I spent the rest of the day on cloud nine.
Did I mention how much I loved fucking his body??? OMG those abs in his profile pic were in my bed! He even let me take a pic of him laying there naked on my bed. OMG I masturbated to that pic last night, my desire for him is so strong. I can't stand it. I haven't been able to stop thinking about him and I want him SO badly. I sent him a selfie Saturday on my way to work and he wrote back I looked beautiful and hoped I had a "fabulous' day. I said, "I will now because you made my day."
That was Saturday around 11 am. Haven't heard from him since. So now I'm in that place I hate...desperate for him and wondering if he feels the same way.
I'm going fucking out of my mind. I'm hoping that my doctor gives me the clear sign so I can tell him and reassure him. Stupid me.

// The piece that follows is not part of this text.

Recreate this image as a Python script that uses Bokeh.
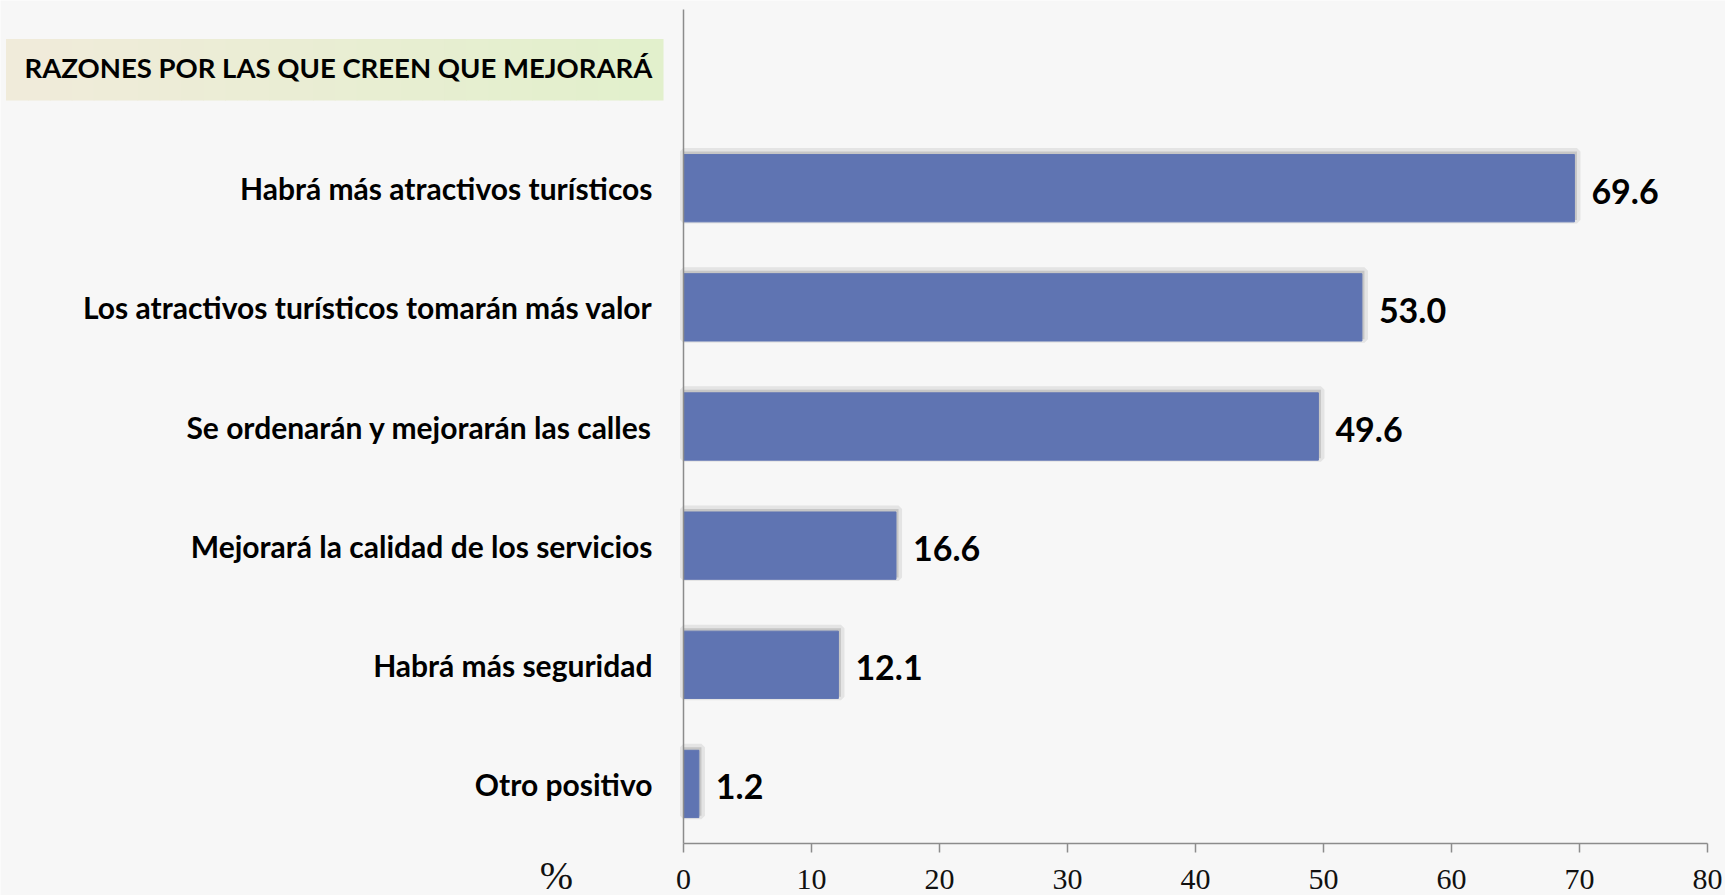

Every minute that goes by he doesn't text me is sheer agony. He had said he was off work today and I was planning on going to his house. It's just after 9 am and I can't stand it. I'm so glad I'm going to the doctor.
He had said he could "do without a phone", so I'm trying not to make too much out of it. Hubby says to "calm down".
BTW I forgot to say that we both said we didn't like ONS, and that we both wanted someone "regular" not multiple partners. It truly seemed we both wanted the same thing. It seemed we were meant for each other right from the start. The other thing is, I told him that if we did indeed become "regulars" I would delete my OK Cupid profile. He liked that.
And guess what???!! He's already deleted HIS. So I have NO idea what to make of this.
I will write him if I have good news from my doctor. And if I don't, and if I don't hear from him soon, I will write him anyways, cuz I honestly can't stand it. I can't stand the silence, I can't stand not hearing from him. If he's done with me already this will hurt BAD.
And my son is home from college, and I'm scared. I have so much to lose.